**AVAILABLE DATA**
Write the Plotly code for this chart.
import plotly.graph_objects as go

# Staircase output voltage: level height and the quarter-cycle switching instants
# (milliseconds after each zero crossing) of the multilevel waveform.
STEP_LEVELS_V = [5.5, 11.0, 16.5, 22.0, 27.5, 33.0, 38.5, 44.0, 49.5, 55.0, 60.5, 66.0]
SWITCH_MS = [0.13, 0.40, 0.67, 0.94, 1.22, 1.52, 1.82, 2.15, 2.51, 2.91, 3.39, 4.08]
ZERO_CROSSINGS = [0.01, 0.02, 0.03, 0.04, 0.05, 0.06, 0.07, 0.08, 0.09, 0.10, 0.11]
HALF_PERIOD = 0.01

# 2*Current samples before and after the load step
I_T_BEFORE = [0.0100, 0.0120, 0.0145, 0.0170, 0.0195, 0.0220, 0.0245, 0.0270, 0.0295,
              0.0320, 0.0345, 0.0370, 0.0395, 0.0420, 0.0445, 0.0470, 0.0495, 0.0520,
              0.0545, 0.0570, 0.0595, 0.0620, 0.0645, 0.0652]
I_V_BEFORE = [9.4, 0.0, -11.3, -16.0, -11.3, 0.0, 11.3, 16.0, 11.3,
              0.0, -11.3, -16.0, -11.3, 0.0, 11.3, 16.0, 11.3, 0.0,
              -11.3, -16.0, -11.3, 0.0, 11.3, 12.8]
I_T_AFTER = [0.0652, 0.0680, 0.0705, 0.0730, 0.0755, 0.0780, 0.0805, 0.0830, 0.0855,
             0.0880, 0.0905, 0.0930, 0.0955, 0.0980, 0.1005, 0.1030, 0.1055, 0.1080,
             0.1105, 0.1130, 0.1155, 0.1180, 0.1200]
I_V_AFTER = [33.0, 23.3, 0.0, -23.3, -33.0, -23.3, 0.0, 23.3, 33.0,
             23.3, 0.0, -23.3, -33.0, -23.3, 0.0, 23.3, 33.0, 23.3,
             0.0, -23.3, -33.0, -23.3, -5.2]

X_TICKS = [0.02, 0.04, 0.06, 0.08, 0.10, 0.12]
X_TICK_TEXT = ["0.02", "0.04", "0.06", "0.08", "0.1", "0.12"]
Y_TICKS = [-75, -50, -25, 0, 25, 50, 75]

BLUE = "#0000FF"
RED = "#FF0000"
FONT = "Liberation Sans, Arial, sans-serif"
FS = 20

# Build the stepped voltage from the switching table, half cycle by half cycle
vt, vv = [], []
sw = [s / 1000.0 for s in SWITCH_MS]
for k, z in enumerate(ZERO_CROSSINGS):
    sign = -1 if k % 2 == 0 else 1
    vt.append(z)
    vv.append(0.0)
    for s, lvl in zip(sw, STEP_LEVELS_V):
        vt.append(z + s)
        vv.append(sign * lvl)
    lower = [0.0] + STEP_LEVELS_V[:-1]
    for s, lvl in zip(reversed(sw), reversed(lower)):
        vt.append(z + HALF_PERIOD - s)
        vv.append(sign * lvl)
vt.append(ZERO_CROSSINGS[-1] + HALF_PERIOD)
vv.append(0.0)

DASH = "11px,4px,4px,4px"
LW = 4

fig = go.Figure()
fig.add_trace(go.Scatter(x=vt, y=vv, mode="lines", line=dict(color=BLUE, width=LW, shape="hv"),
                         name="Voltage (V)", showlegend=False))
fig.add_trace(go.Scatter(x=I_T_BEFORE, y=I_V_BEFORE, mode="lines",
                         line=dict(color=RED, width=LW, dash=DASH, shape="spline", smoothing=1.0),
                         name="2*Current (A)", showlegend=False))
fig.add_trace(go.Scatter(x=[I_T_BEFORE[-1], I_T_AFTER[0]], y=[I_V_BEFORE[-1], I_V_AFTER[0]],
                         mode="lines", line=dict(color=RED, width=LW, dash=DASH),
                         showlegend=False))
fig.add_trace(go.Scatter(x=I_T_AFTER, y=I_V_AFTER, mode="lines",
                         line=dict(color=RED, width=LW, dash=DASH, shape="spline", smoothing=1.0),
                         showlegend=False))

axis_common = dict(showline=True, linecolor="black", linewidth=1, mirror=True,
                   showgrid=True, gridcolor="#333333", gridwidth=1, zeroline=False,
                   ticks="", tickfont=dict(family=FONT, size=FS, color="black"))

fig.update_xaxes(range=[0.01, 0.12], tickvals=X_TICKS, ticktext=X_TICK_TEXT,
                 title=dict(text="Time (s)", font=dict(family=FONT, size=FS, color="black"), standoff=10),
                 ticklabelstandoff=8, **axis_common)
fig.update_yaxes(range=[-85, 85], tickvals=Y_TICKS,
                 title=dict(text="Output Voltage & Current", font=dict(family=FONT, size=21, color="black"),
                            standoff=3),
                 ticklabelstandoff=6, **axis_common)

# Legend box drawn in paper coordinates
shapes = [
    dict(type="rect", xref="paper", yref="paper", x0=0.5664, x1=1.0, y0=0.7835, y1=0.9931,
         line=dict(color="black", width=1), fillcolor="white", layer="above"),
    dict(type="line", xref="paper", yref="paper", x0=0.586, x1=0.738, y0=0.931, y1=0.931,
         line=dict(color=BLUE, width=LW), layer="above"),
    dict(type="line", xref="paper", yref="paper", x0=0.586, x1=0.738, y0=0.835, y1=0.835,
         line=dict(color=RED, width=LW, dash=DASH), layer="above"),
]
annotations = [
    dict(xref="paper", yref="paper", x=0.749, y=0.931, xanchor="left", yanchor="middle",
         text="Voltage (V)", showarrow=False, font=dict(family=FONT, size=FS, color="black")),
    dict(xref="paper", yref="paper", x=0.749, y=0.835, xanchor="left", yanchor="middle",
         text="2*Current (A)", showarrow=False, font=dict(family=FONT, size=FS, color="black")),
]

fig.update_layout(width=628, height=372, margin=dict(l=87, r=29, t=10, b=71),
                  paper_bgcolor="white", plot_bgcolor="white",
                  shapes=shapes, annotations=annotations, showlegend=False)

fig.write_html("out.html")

**TASK STATEMENT**
Only the lines from the beginning of the material above through the line with "import plotly.graph_objects as go" are wanted; extract them exactly.

**EXERCISE SOLUTION**
Write the Plotly code for this chart.
import plotly.graph_objects as go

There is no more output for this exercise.